UBC Theses and Dissertations
Factors affecting the interpretation and analysis of full-displacement pressuremeter tests in sands Howie, John Alan
The Full-Displacement Pressuremeter (FDPM) Test is one in which a pressuremeter is installed in the soil by pushing it behind a conical tip. Earlier work had indicated that the unload-reload modulus measured with the FDPM was very similar to that obtained from self-boring pressuremeter (SBPM) testing. It had also been suggested that if the pressuremeter was capable of sufficient expansion, the interpreted soil properties would be those of the soil beyond the zone of disturbance. This study examined the factors affecting the measurement, analysis and interpretation of soil properties from FDPM pressure-expansion curves in sands with emphasis on the unload-reload modulus.
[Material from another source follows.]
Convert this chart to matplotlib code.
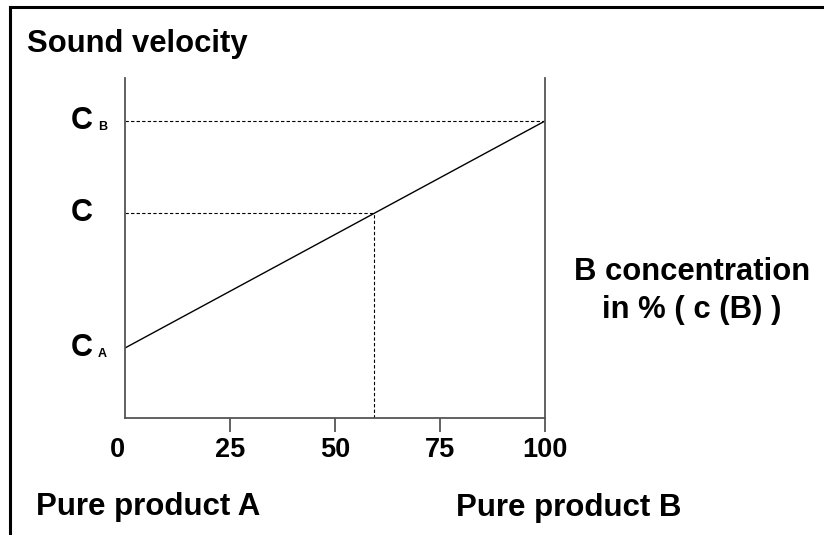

The effects of equipment design and dimensions, installation method and of test procedure on the analysis and interpretation of lateral stress, shear strength and stiffness were studied during laboratory and field evaluation of two prototype FDPMs. The overwhelming importance of instrument dimensions and tolerances on the test results was clearly shown. Movements of a fraction of a millimetre can have a large effect on the measured lateral stress and stiffness. Test procedures were also shown to have a large effect on the data obtained. It was demonstrated that rate effects became important in pressuremeter tests involving expansion to large strains and a stress-strain strain rate concept was proposed to aid in the understanding of these effects. Theories developed for the interpretation of shear strength of sands from SBPM tests were shown to be inapplicable to the interpretation of FDPM test results. The unload-reload modulus was shown to be an indicator of soil stiffness but the effects of stress level and degree of unloading have to be considered when attempting to derive a stiffness for design. A rational approach to the interpretation of modulus was presented and it was shown that unload-reload moduli from both SBPM and FDPM could be interpreted using the same approach. The need for standardising the equipment design, testing procedures and methods of analysis and interpretation was shown.